Unlike casual users, the analysis focused on “makers” or liquidity providers, who are the ones sustaining market depth. After reaching a peak of 45,000 active wallets, these participants have drastically reduced their presence, dropping to the 20,000-unit range by mid-month.
This is not an isolated phenomenon, as Dune Analytics data confirms that even Bitcoin-linked bets have frozen. Therefore, the market is sending a clear signal that investors prefer to watch from the sidelines before committing new funds.

Liquidity Analysis: Why Are Market Makers Withdrawing?
The duality between total user traffic and market maker activity indicates that interest persists, but the willingness to take directional risks is minimal. This behavior typically precedes drops in spot trading volumes, acting as an indicator of weakness.
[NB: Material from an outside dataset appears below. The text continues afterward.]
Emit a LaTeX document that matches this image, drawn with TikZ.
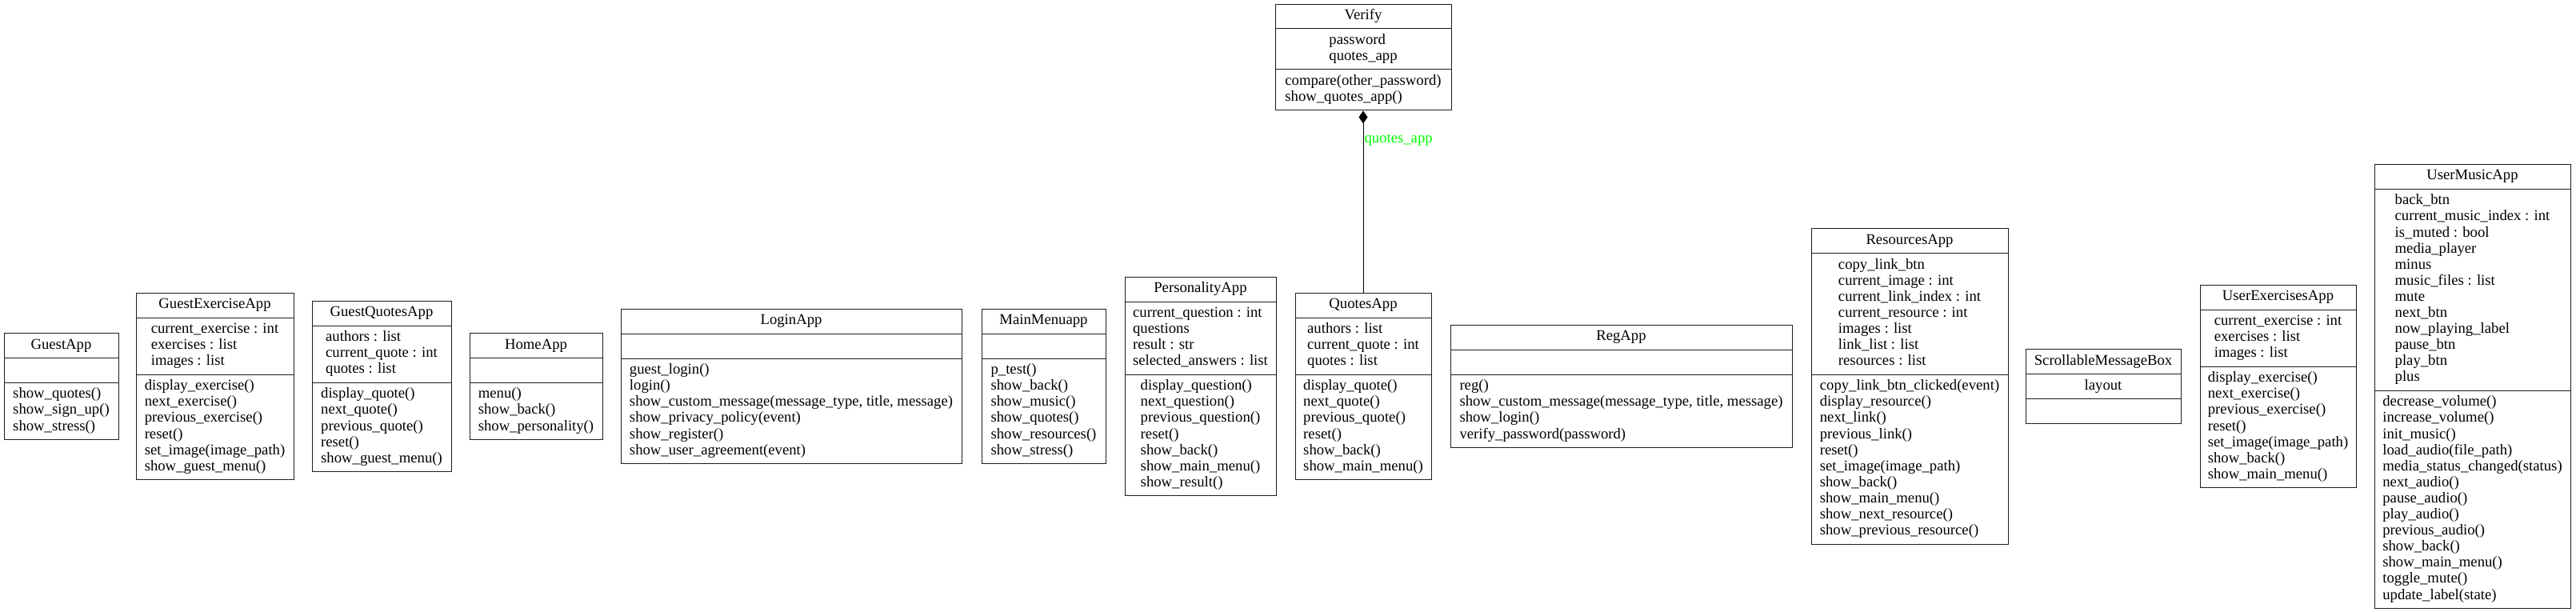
\documentclass[tikz,border=0pt]{standalone}
\usepackage{fontspec}
\setmainfont{Liberation Serif}
\usetikzlibrary{arrows.meta}
\definecolor{labelgreen}{RGB}{0,255,0}
\definecolor{edgegray}{RGB}{30,30,30}
\newcommand\fieldrows[1]{\begin{tabular}{@{}l@{}}#1\end{tabular}}
\tikzset{
  classbox/.style={draw=edgegray, line width=1pt, fill=white, inner sep=0pt},
  sepline/.style={draw=edgegray, line width=1pt},
  fieldtext/.style={inner sep=0pt, font=\fontsize{18.7}{20.1}\selectfont},
  composition/.style={draw=black, line width=1pt, -{Diamond[length=16pt,width=11pt]}},
  edgelabel/.style={inner sep=1pt, text=labelgreen, font=\fontsize{18.7}{20.1}\selectfont},
}
% #1 name/title, #2 left x, #3 right x, #4 attr lines, #5 method lines, #6 attrs, #7 methods, #8 centre y
\newcommand\umlclass[8]{%
  \pgfmathsetmacro\hT{30.9}%
  \pgfmathsetmacro\hA{(#4==0) ? 30.9 : (#4*20.1+10.8)}%
  \pgfmathsetmacro\hM{(#5==0) ? 30.9 : (#5*20.1+10.8)}%
  \pgfmathsetmacro\hH{\hT+\hA+\hM}%
  \pgfmathsetmacro\yTop{#8-\hH/2}%
  \pgfmathsetmacro\ySa{\yTop+\hT}%
  \pgfmathsetmacro\ySb{\ySa+\hA}%
  \pgfmathsetmacro\yT{\yTop+\hT/2}%
  \pgfmathsetmacro\yA{\ySa+\hA/2}%
  \pgfmathsetmacro\yM{\ySb+\hM/2}%
  \pgfmathsetmacro\cx{(#2+#3)/2}%
  \pgfmathsetmacro\ww{#3-#2}%
  \node[classbox, minimum width=\ww pt, minimum height=\hH pt] (#1) at (\cx,#8) {};
  \draw[sepline] (#2,\ySa) -- (#3,\ySa);
  \draw[sepline] (#2,\ySb) -- (#3,\ySb);
  \node[fieldtext] (#1-t) at (\cx,\yT) {\fieldrows{#1}};
  \ifnum#4>0 \node[fieldtext] (#1-a) at (\cx,\yA) {\fieldrows{#6}};\fi
  \ifnum#5>0 \node[fieldtext] (#1-m) at (\cx,\yM) {\fieldrows{#7}};\fi
}
\begin{document}
\begin{tikzpicture}[x=1pt,y=-1pt]
\fill[white] (0,0) rectangle (3220,765);
\useasboundingbox (0,0) rectangle (3220,765);

\umlclass{GuestApp}{5}{148}{0}{3}{}{show\_quotes()\\show\_sign\_up()\\show\_stress()}{483}
\umlclass{GuestExerciseApp}{170}{367}{3}{6}{current\_exercise : int\\exercises : list\\images : list}{display\_exercise()\\next\_exercise()\\previous\_exercise()\\reset()\\set\_image(image\_path)\\show\_guest\_menu()}{483}
\umlclass{GuestQuotesApp}{390}{564}{3}{5}{authors : list\\current\_quote : int\\quotes : list}{display\_quote()\\next\_quote()\\previous\_quote()\\reset()\\show\_guest\_menu()}{483}
\umlclass{HomeApp}{587}{753}{0}{3}{}{menu()\\show\_back()\\show\_personality()}{483}
\umlclass{LoginApp}{776}{1202}{0}{6}{}{guest\_login()\\login()\\show\_custom\_message(message\_type, title, message)\\show\_privacy\_policy(event)\\show\_register()\\show\_user\_agreement(event)}{483}
\umlclass{MainMenuapp}{1227}{1382}{0}{6}{}{p\_test()\\show\_back()\\show\_music()\\show\_quotes()\\show\_resources()\\show\_stress()}{483}
\umlclass{PersonalityApp}{1406}{1595}{4}{7}{current\_question : int\\questions\\result : str\\selected\_answers : list}{display\_question()\\next\_question()\\previous\_question()\\reset()\\show\_back()\\show\_main\_menu()\\show\_result()}{483}
\umlclass{QuotesApp}{1619}{1789}{3}{6}{authors : list\\current\_quote : int\\quotes : list}{display\_quote()\\next\_quote()\\previous\_quote()\\reset()\\show\_back()\\show\_main\_menu()}{483}
\umlclass{RegApp}{1813}{2240}{0}{4}{}{reg()\\show\_custom\_message(message\_type, title, message)\\show\_login()\\verify\_password(password)}{483}
\umlclass{ResourcesApp}{2264}{2510}{7}{10}{copy\_link\_btn\\current\_image : int\\current\_link\_index : int\\current\_resource : int\\images : list\\link\_list : list\\resources : list}{copy\_link\_btn\_clicked(event)\\display\_resource()\\next\_link()\\previous\_link()\\reset()\\set\_image(image\_path)\\show\_back()\\show\_main\_menu()\\show\_next\_resource()\\show\_previous\_resource()}{483}
\umlclass{ScrollableMessageBox}{2532}{2726}{1}{0}{layout}{}{483}
\umlclass{UserExercisesApp}{2750}{2945}{3}{7}{current\_exercise : int\\exercises : list\\images : list}{display\_exercise()\\next\_exercise()\\previous\_exercise()\\reset()\\set\_image(image\_path)\\show\_back()\\show\_main\_menu()}{483}
\umlclass{UserMusicApp}{2968}{3213}{12}{13}{back\_btn\\current\_music\_index : int\\is\_muted : bool\\media\_player\\minus\\music\_files : list\\mute\\next\_btn\\now\_playing\_label\\pause\_btn\\play\_btn\\plus}{decrease\_volume()\\increase\_volume()\\init\_music()\\load\_audio(file\_path)\\media\_status\_changed(status)\\next\_audio()\\pause\_audio()\\play\_audio()\\previous\_audio()\\show\_back()\\show\_main\_menu()\\toggle\_mute()\\update\_label(state)}{483}
\umlclass{Verify}{1594}{1814}{2}{2}{password\\quotes\_app}{compare(other\_password)\\show\_quotes\_app()}{71.5}

\draw[composition] (QuotesApp.north) -- node[edgelabel, pos=0.84, anchor=west] (lbl) {quotes\_app} (Verify.south);
\end{tikzpicture}
\end{document}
In the context of DeFi and derivatives markets, the withdrawal of liquidity providers occurs when narratives lose steam or volatility stagnates. Consequently, the retreat in sectors such as memecoins, NFTs, and airdrops reflects fatigue in the bullish sentiment that predominated in late 2025 and early 2026.
In summary, prediction markets appear to be entering a phase of technical consolidation. Only a major geopolitical catalyst or a disruptive price movement in core assets will be able to reactivate the liquidity needed to recover the participation levels of previous phases.